3) International Laser Display Association (ILDA) standard files:
Please refer to these sites for more information:
Options 1 and 2 can accept .kpt and .smp file formats respectively, or .txt files for both, containing easily readable tables with points in 3 columns.
Yes, we ship to overseas often, usually via FedEx (International Priority). The customer is responsible for the costs of shipping and insurance. International customers are also responsible for any applicable customs duties and related fees. Shipping rates vary by location, based on FedEx’s estimated costs, preferably charged to customer’s FedEx account directly if provided. Additional handling and document fees may be assessed for certain ship to countries which require a COO form, or shipping method different from our standard procedures.

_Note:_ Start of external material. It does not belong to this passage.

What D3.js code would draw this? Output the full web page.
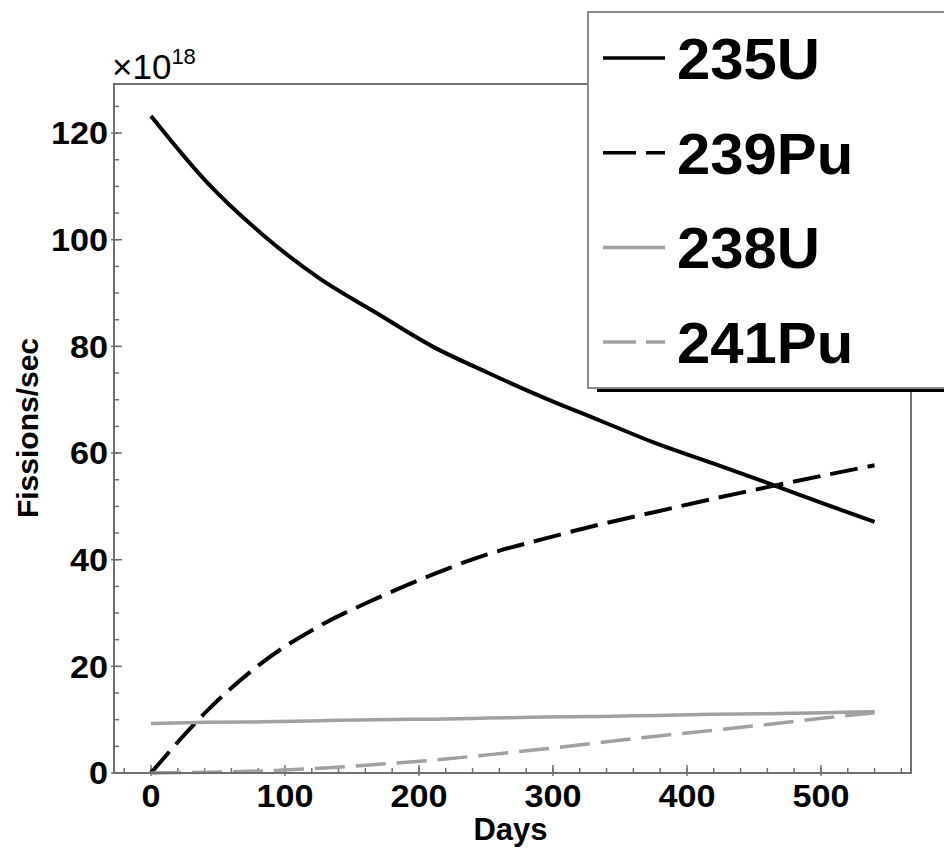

We accept standard purchase orders and offer Net 15 or Net 30 payment terms to qualified accounts upon credit approval. Depending on the order or contract agreement, we may still require 50% prepayment on NRE and some larger orders. For new customers and/or international orders, we generally require full payment prior to shipment. We accept company checks and bank transfer for domestic orders, and wire transfer for international orders.
Although we prefer payments in company checks and bank transfer, we accept all major credit cards; with an additional 3.5% processing fee applying to domestic credit cards and a 4% processing fees applying to international credit cards. These fees are generally not included in the quotation prices (unless requested by the customer) but will be added when processing the credit card transaction. The amount charged will be listed in the invoice.